Of course, Reddam took a philosophical approach.

"I'm not wondering what's next," he said. "In golf, there's a saying you play the ball where it lies, and that's what you do in horse racing. Basically, there is one day in a horse's life he can run in the Belmont Stakes and if you're ready you're ready and if you're not you're not. And if you're sick, too bad. So you've just got to go with it, whatever obstacles are put in the way."

Over these five weeks at Churchill Downs, Pimlico and now Belmont, Reddam has tried to minimize the issues, and accentuate the fun factor. He has spared no expense in allowing Team O'Neill to do right by his horses, and to enjoy a magical journey in their quest for the Triple Crown. In Baltimore, he put them up in condos on the waterfront at the Inner Harbor. In New York, he rented a 12,000-square-foot mansion in Old Westbury for the crew.
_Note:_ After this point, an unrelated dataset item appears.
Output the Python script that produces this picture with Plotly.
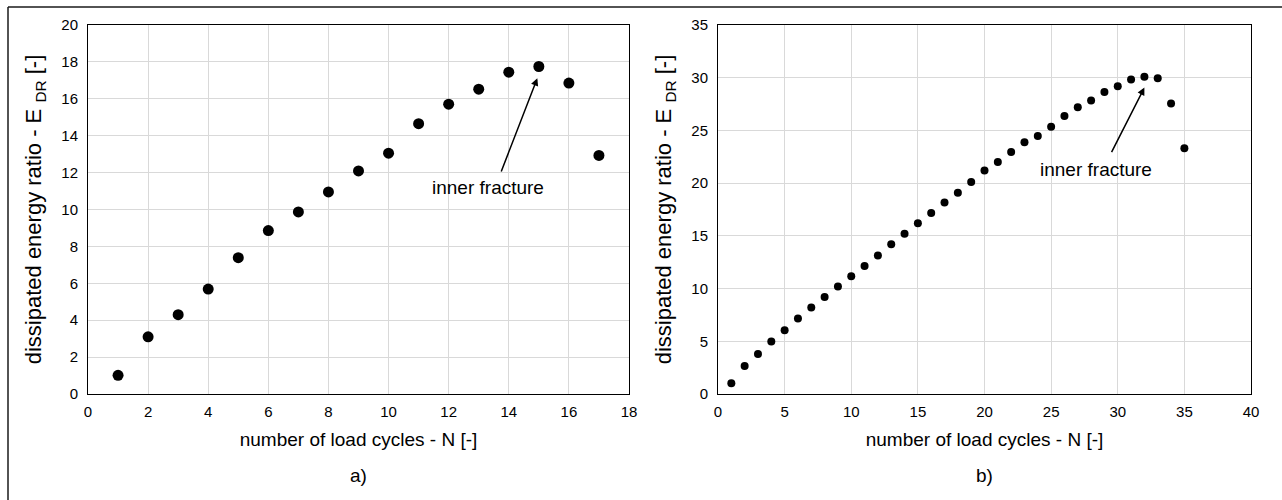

"Paul is awesome. A mentor in so many ways," Doug O'Neill said. "He has an unbelievable work ethic, and he's never had anything handed to him. He's the most loyal guy I've ever met. The way he's treated us ... there's no possible way we could have enjoyed our journey with any other owner the way we have with Paul. Everything's first class with him."

Reddam has a pretty decent racing record, too. He was a harness racing fan as a kid, and when he moved to California he was captivated by the thoroughbreds at Santa Anita Park in the 1980s. He started buying claiming horses, and as his business picked up he began buying more expensive stock. In 2001, Swept Overboard gave him his first Grade 1 win, an exhilarating victory over Breeders' Cup Sprint champion Kona Gold in the Ancient Title at Santa Anita.

It was Reddam's "aha" moment in racing.

"On the backside, we were 15 lengths off the lead, and I'm standing next to (trainer) Wally Dollase, who says `What's (jockey Eddie) Delahoussaye doing? He's got him in China!' `' said Reddam. "I said, `OK, let's just watch.' So he cuts the corner, flew by everybody and it was the most thrilling thing to have that experience. It's human nature to want to repeat it and chase it."

So he did. He won the 2006 Breeders' Cup Turf with Red Rocks, who also beat two-time Horse of the Year Curlin in the 2008 Man o' War; Square Eddie took the Breeders' Futurity in 2008, and Wilko won the 2004 Breeders' Cup Juvenile.